### Exercise description
The listing below holds a line with "Give me the" and a later line with "const seriesNames = ['2009', '2014'];". Write out those two lines and every line between them, exactly, and nothing else.

### Available data
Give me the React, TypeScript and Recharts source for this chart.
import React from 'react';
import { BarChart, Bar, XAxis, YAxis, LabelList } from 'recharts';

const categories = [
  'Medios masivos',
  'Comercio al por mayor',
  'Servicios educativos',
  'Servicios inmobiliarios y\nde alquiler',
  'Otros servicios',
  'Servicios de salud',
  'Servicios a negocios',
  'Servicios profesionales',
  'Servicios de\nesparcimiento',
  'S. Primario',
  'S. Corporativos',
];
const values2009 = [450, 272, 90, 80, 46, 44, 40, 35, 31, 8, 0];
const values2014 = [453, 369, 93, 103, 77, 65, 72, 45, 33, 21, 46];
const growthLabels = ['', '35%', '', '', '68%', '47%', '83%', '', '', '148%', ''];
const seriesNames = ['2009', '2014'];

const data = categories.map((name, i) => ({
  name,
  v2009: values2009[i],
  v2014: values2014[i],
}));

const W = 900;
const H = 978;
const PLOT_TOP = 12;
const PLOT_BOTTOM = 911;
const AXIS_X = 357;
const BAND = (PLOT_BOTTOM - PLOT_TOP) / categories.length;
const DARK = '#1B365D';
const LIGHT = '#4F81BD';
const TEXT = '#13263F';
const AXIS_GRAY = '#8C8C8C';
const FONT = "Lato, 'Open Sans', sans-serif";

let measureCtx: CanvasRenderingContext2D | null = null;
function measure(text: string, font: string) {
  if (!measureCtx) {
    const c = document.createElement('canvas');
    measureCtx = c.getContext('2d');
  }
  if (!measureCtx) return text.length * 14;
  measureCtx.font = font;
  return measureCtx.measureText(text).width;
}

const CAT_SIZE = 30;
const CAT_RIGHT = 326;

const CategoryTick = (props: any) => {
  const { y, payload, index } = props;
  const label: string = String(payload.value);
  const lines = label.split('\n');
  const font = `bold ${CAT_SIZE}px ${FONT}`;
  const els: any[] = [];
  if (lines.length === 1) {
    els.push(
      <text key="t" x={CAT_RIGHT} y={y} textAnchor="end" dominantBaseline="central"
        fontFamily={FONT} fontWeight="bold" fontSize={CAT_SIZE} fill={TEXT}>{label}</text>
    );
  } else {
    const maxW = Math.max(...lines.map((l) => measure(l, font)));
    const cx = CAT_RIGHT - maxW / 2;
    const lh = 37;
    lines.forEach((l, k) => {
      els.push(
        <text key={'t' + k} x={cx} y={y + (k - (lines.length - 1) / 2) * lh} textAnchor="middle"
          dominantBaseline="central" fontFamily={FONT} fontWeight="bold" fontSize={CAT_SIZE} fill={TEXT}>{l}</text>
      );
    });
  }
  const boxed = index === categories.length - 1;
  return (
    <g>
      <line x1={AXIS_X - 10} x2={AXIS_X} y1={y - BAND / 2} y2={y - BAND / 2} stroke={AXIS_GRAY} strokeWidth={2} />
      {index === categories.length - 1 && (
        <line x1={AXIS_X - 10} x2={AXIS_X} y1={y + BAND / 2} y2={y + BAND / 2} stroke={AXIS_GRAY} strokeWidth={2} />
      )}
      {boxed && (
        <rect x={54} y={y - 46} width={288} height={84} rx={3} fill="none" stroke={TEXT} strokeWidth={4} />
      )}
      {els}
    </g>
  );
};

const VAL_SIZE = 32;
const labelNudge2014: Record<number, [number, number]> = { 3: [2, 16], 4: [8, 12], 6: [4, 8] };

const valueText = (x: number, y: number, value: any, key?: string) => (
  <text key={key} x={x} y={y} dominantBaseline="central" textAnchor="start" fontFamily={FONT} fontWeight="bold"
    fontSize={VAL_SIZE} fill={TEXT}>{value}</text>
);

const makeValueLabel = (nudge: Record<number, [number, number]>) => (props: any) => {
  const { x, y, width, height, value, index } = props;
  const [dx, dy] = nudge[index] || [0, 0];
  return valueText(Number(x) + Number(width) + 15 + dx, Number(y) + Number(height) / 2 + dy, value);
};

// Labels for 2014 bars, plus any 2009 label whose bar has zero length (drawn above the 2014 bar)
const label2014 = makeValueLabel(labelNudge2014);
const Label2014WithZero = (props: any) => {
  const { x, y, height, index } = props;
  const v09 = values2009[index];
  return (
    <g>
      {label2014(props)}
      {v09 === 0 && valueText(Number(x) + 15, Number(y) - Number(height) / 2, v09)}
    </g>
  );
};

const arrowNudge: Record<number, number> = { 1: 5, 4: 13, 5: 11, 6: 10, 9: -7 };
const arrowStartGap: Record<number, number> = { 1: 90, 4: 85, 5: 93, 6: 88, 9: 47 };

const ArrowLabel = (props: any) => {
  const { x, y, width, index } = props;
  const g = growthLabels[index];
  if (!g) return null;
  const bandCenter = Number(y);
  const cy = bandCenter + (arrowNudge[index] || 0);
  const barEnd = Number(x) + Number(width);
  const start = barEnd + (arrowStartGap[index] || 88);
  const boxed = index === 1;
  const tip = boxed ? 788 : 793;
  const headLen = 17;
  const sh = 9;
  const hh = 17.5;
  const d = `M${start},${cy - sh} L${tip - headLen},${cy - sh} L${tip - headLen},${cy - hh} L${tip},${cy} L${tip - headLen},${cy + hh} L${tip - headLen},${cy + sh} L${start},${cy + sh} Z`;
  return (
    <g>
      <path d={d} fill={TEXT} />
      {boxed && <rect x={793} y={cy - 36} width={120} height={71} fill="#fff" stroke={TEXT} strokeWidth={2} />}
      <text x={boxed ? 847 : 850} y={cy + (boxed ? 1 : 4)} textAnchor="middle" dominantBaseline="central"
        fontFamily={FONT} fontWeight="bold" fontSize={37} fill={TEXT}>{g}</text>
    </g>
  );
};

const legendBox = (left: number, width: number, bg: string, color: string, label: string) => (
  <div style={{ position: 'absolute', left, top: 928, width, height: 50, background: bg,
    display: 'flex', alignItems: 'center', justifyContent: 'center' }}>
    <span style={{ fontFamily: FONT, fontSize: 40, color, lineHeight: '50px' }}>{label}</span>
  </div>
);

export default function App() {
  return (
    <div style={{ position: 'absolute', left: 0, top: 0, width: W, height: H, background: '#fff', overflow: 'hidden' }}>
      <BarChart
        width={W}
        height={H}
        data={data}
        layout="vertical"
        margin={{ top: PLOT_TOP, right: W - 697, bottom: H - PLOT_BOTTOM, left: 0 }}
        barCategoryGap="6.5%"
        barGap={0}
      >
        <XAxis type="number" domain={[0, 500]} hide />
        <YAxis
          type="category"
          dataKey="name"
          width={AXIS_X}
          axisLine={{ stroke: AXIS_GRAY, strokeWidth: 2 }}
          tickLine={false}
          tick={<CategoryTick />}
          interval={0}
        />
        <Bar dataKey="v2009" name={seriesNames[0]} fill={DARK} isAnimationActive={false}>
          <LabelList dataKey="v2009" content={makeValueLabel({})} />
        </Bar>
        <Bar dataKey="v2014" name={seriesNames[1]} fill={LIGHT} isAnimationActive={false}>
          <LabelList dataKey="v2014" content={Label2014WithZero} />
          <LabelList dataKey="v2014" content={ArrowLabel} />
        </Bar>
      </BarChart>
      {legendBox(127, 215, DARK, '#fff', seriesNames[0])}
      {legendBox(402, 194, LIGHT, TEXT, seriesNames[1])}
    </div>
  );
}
...
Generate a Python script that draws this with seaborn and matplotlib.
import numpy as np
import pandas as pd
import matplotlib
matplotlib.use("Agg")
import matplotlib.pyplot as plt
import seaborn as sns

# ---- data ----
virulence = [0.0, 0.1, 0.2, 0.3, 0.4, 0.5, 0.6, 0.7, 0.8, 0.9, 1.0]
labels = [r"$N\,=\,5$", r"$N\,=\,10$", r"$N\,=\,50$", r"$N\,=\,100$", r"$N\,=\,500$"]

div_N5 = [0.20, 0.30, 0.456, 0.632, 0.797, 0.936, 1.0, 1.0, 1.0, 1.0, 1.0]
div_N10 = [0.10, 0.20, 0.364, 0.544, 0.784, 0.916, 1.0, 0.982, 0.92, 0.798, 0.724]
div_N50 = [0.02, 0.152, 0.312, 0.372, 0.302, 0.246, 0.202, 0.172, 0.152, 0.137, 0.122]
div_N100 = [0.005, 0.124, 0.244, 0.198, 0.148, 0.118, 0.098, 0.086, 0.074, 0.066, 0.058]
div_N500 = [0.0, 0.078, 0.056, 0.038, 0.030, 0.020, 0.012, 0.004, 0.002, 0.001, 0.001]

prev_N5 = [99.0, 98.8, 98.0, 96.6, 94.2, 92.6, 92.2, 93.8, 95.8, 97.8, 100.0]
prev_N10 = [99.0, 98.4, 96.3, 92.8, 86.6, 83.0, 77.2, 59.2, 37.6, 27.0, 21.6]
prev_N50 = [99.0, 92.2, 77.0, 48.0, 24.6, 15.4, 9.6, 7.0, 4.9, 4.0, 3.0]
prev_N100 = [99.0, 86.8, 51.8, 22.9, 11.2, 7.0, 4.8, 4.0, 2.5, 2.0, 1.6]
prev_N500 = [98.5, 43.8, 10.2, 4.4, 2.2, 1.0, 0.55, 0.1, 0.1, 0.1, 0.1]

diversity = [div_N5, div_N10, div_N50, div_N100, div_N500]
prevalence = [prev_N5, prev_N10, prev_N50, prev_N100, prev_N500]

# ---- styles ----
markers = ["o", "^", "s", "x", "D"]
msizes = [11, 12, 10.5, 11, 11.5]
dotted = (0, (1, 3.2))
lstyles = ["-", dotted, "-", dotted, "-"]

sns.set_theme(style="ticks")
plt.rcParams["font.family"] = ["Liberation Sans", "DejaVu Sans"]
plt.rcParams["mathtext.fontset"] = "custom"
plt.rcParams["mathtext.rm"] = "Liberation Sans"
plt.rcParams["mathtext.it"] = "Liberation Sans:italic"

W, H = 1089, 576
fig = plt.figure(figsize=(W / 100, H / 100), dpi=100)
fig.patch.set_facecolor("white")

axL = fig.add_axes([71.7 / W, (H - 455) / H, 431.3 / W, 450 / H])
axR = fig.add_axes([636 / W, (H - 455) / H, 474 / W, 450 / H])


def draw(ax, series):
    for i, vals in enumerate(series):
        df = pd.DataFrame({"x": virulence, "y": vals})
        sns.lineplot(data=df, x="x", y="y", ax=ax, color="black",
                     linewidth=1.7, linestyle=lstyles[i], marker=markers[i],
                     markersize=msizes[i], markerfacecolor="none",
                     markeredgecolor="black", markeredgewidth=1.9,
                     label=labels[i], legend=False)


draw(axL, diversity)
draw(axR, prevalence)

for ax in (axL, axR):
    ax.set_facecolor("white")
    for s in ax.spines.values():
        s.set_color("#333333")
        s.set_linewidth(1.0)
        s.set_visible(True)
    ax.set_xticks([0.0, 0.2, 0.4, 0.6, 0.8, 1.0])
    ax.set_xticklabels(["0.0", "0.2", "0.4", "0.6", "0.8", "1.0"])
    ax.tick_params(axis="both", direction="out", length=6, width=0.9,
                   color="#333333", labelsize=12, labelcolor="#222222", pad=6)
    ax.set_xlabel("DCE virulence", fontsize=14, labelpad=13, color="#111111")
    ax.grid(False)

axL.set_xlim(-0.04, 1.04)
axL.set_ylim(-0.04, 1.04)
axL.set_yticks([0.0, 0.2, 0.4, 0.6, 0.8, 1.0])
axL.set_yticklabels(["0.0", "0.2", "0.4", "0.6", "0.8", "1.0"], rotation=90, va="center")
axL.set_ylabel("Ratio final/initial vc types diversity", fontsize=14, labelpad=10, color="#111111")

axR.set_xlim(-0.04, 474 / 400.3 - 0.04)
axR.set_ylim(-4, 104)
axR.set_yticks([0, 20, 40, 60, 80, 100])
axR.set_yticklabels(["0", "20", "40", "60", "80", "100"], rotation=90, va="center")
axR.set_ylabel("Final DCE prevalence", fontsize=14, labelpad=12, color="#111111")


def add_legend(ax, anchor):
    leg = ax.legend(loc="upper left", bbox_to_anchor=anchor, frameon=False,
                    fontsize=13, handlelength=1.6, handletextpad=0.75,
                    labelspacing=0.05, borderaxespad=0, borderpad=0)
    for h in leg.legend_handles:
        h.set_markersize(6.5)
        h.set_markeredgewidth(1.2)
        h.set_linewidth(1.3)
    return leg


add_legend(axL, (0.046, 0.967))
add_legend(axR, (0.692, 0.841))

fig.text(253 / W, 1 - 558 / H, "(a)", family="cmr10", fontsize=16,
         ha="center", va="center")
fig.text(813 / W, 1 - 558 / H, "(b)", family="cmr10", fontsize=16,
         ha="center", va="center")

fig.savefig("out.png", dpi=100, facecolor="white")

### Response to the exercise
Give me the React, TypeScript and Recharts source for this chart.
import React from 'react';
import { BarChart, Bar, XAxis, YAxis, LabelList } from 'recharts';

const categories = [
  'Medios masivos',
  'Comercio al por mayor',
  'Servicios educativos',
  'Servicios inmobiliarios y\nde alquiler',
  'Otros servicios',
  'Servicios de salud',
  'Servicios a negocios',
  'Servicios profesionales',
  'Servicios de\nesparcimiento',
  'S. Primario',
  'S. Corporativos',
];
const values2009 = [450, 272, 90, 80, 46, 44, 40, 35, 31, 8, 0];
const values2014 = [453, 369, 93, 103, 77, 65, 72, 45, 33, 21, 46];
const growthLabels = ['', '35%', '', '', '68%', '47%', '83%', '', '', '148%', ''];
const seriesNames = ['2009', '2014'];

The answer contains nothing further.